* [WORK TO DO]:
Restate, exactly and without pictures, the lines from the start of the listing below through the line holding "(0,0) rectangle (672,938);".

* [DATA]:

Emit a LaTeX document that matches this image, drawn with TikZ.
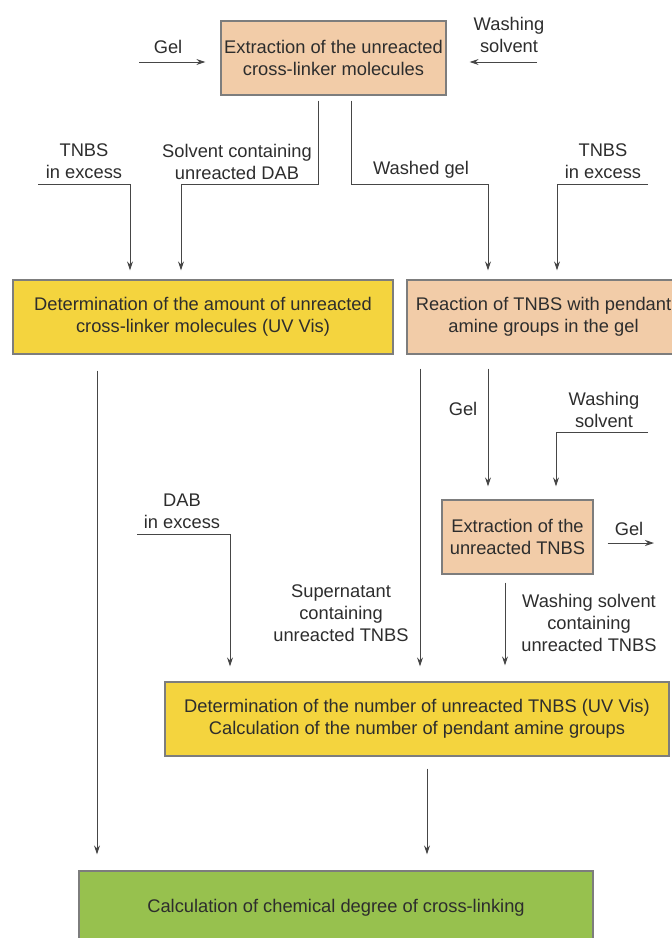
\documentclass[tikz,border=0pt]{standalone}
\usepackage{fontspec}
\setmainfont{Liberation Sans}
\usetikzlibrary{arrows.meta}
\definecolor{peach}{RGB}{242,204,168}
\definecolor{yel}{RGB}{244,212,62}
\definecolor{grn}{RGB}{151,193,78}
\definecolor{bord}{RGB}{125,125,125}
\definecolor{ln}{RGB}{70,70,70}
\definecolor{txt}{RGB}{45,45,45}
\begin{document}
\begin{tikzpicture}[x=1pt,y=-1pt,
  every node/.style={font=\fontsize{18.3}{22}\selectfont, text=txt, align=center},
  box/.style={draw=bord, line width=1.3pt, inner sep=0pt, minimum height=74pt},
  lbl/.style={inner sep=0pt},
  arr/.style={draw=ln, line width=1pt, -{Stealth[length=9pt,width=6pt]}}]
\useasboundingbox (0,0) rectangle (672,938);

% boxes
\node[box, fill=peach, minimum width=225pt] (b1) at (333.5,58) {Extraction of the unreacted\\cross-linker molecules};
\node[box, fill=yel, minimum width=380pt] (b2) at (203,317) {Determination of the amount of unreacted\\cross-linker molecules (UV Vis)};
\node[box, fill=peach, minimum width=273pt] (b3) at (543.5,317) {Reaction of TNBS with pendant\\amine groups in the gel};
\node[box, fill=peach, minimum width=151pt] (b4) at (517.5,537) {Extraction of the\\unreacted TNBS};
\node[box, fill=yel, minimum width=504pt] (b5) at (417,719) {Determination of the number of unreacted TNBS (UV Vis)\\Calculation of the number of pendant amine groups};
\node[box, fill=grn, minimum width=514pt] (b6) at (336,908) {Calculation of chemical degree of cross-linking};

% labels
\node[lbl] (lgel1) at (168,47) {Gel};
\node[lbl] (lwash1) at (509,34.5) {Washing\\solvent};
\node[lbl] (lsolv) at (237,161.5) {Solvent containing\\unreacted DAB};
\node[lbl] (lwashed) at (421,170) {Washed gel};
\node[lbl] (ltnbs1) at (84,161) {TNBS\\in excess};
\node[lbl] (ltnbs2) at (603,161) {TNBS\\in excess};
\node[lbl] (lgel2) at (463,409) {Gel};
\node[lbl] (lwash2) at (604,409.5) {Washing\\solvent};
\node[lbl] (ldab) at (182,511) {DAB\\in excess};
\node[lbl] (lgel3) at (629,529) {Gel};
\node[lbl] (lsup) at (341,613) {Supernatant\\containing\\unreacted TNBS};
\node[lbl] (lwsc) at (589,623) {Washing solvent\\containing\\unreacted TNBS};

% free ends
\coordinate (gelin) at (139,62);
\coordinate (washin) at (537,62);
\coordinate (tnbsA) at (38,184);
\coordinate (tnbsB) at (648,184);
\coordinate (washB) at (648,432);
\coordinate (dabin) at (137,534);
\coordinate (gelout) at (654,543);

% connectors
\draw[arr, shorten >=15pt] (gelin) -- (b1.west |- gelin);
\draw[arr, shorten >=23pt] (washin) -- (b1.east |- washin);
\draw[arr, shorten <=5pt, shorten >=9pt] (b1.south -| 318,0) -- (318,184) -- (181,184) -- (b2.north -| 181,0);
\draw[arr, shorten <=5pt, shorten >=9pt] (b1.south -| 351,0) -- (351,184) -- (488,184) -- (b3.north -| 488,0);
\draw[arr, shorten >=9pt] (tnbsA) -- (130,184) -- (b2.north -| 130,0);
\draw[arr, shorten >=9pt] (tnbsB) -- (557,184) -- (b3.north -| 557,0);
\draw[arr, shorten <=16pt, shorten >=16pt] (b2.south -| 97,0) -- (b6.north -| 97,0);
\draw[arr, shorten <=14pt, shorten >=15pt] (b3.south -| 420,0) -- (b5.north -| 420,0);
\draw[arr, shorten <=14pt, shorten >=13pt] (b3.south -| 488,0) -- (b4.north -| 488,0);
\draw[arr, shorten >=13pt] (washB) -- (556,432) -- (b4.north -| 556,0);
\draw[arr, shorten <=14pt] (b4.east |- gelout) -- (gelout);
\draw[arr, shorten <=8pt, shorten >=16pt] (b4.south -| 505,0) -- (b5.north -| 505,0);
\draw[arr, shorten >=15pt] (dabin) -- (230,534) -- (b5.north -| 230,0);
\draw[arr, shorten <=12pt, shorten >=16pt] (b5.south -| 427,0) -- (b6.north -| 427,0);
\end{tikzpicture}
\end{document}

* [REPLY]:
Emit a LaTeX document that matches this image, drawn with TikZ.
\documentclass[tikz,border=0pt]{standalone}
\usepackage{fontspec}
\setmainfont{Liberation Sans}
\usetikzlibrary{arrows.meta}
\definecolor{peach}{RGB}{242,204,168}
\definecolor{yel}{RGB}{244,212,62}
\definecolor{grn}{RGB}{151,193,78}
\definecolor{bord}{RGB}{125,125,125}
\definecolor{ln}{RGB}{70,70,70}
\definecolor{txt}{RGB}{45,45,45}
\begin{document}
\begin{tikzpicture}[x=1pt,y=-1pt,
  every node/.style={font=\fontsize{18.3}{22}\selectfont, text=txt, align=center},
  box/.style={draw=bord, line width=1.3pt, inner sep=0pt, minimum height=74pt},
  lbl/.style={inner sep=0pt},
  arr/.style={draw=ln, line width=1pt, -{Stealth[length=9pt,width=6pt]}}]
\useasboundingbox (0,0) rectangle (672,938);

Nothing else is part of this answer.